▸ **Your goal**: Could you write out the records below exactly as they appear, leaving out any pictures?
## BEGIN Data entries
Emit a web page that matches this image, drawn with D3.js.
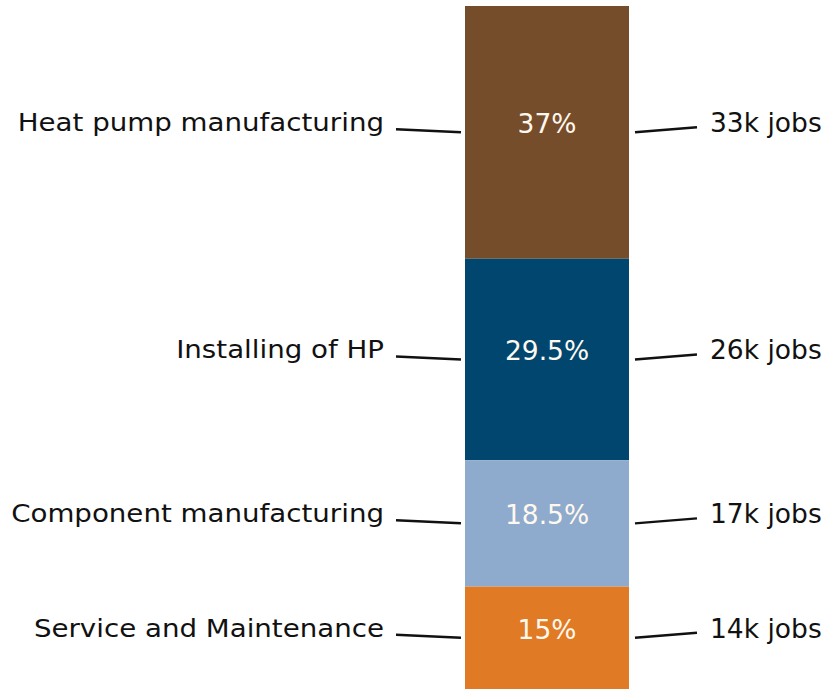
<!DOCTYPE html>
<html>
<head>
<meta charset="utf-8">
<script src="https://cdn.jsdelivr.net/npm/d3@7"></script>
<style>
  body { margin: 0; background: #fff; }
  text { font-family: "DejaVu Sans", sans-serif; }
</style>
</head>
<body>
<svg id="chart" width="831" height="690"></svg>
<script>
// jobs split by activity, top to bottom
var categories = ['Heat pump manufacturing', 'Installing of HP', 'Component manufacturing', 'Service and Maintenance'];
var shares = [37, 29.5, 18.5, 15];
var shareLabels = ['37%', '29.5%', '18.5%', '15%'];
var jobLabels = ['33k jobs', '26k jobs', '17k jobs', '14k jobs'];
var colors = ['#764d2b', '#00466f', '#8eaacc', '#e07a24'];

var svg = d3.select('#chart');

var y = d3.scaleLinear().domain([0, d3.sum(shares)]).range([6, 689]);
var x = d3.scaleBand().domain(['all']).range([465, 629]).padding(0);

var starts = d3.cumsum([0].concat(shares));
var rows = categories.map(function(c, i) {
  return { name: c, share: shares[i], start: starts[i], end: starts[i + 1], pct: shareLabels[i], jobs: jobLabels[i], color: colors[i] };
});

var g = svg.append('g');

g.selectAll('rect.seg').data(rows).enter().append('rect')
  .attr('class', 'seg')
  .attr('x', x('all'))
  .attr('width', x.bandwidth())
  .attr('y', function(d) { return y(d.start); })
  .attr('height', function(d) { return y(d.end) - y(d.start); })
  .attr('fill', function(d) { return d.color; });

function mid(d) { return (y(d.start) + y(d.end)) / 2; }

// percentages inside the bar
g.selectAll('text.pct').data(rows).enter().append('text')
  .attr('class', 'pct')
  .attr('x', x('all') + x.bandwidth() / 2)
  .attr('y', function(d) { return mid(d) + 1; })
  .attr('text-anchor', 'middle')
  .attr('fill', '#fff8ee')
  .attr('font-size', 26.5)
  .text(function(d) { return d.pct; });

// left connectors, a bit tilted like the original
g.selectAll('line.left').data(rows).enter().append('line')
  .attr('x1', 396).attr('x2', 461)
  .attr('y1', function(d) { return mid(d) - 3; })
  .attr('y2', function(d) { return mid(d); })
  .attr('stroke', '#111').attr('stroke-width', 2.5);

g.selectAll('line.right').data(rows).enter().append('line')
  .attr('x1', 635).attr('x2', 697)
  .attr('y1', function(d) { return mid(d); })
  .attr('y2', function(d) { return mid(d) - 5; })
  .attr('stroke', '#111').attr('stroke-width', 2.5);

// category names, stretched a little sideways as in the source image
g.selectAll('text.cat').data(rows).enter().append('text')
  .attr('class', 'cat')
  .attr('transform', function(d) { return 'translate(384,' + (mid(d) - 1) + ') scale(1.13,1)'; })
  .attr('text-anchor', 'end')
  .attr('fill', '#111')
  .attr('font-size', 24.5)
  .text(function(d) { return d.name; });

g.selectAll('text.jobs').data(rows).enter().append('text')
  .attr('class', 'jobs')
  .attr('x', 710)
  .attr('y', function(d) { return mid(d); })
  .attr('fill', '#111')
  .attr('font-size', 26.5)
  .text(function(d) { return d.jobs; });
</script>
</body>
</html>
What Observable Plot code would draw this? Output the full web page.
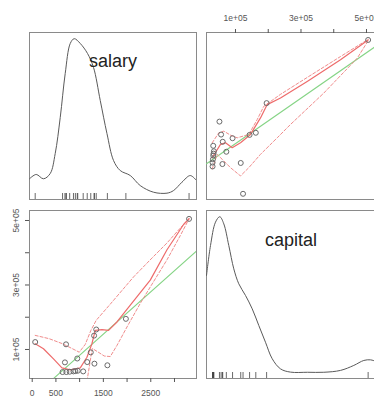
## END Data entries
▸ **Response to this task**:
Emit a web page that matches this image, drawn with D3.js.
<!DOCTYPE html>
<html>
<head>
<meta charset="utf-8">
<script src="https://cdn.jsdelivr.net/npm/d3@7"></script>
<style>
  body { margin: 0; background: #fff; }
  text { font-family: "DejaVu Sans", sans-serif; }
</style>
</head>
<body>
<svg id="chart" width="831" height="690"></svg>
<script>
// jobs split by activity, top to bottom
var categories = ['Heat pump manufacturing', 'Installing of HP', 'Component manufacturing', 'Service and Maintenance'];
var shares = [37, 29.5, 18.5, 15];
var shareLabels = ['37%', '29.5%', '18.5%', '15%'];
var jobLabels = ['33k jobs', '26k jobs', '17k jobs', '14k jobs'];
var colors = ['#764d2b', '#00466f', '#8eaacc', '#e07a24'];

var svg = d3.select('#chart');

var y = d3.scaleLinear().domain([0, d3.sum(shares)]).range([6, 689]);
var x = d3.scaleBand().domain(['all']).range([465, 629]).padding(0);

var starts = d3.cumsum([0].concat(shares));
var rows = categories.map(function(c, i) {
  return { name: c, share: shares[i], start: starts[i], end: starts[i + 1], pct: shareLabels[i], jobs: jobLabels[i], color: colors[i] };
});

var g = svg.append('g');

g.selectAll('rect.seg').data(rows).enter().append('rect')
  .attr('class', 'seg')
  .attr('x', x('all'))
  .attr('width', x.bandwidth())
  .attr('y', function(d) { return y(d.start); })
  .attr('height', function(d) { return y(d.end) - y(d.start); })
  .attr('fill', function(d) { return d.color; });

function mid(d) { return (y(d.start) + y(d.end)) / 2; }

// percentages inside the bar
g.selectAll('text.pct').data(rows).enter().append('text')
  .attr('class', 'pct')
  .attr('x', x('all') + x.bandwidth() / 2)
  .attr('y', function(d) { return mid(d) + 1; })
  .attr('text-anchor', 'middle')
  .attr('fill', '#fff8ee')
  .attr('font-size', 26.5)
  .text(function(d) { return d.pct; });

// left connectors, a bit tilted like the original
g.selectAll('line.left').data(rows).enter().append('line')
  .attr('x1', 396).attr('x2', 461)
  .attr('y1', function(d) { return mid(d) - 3; })
  .attr('y2', function(d) { return mid(d); })
  .attr('stroke', '#111').attr('stroke-width', 2.5);

g.selectAll('line.right').data(rows).enter().append('line')
  .attr('x1', 635).attr('x2', 697)
  .attr('y1', function(d) { return mid(d); })
  .attr('y2', function(d) { return mid(d) - 5; })
  .attr('stroke', '#111').attr('stroke-width', 2.5);

// category names, stretched a little sideways as in the source image
g.selectAll('text.cat').data(rows).enter().append('text')
  .attr('class', 'cat')
  .attr('transform', function(d) { return 'translate(384,' + (mid(d) - 1) + ') scale(1.13,1)'; })
  .attr('text-anchor', 'end')
  .attr('fill', '#111')
  .attr('font-size', 24.5)
  .text(function(d) { return d.name; });

g.selectAll('text.jobs').data(rows).enter().append('text')
  .attr('class', 'jobs')
  .attr('x', 710)
  .attr('y', function(d) { return mid(d); })
  .attr('fill', '#111')
  .attr('font-size', 26.5)
  .text(function(d) { return d.jobs; });
</script>
</body>
</html>
What Observable Plot code would draw this? Output the full web page.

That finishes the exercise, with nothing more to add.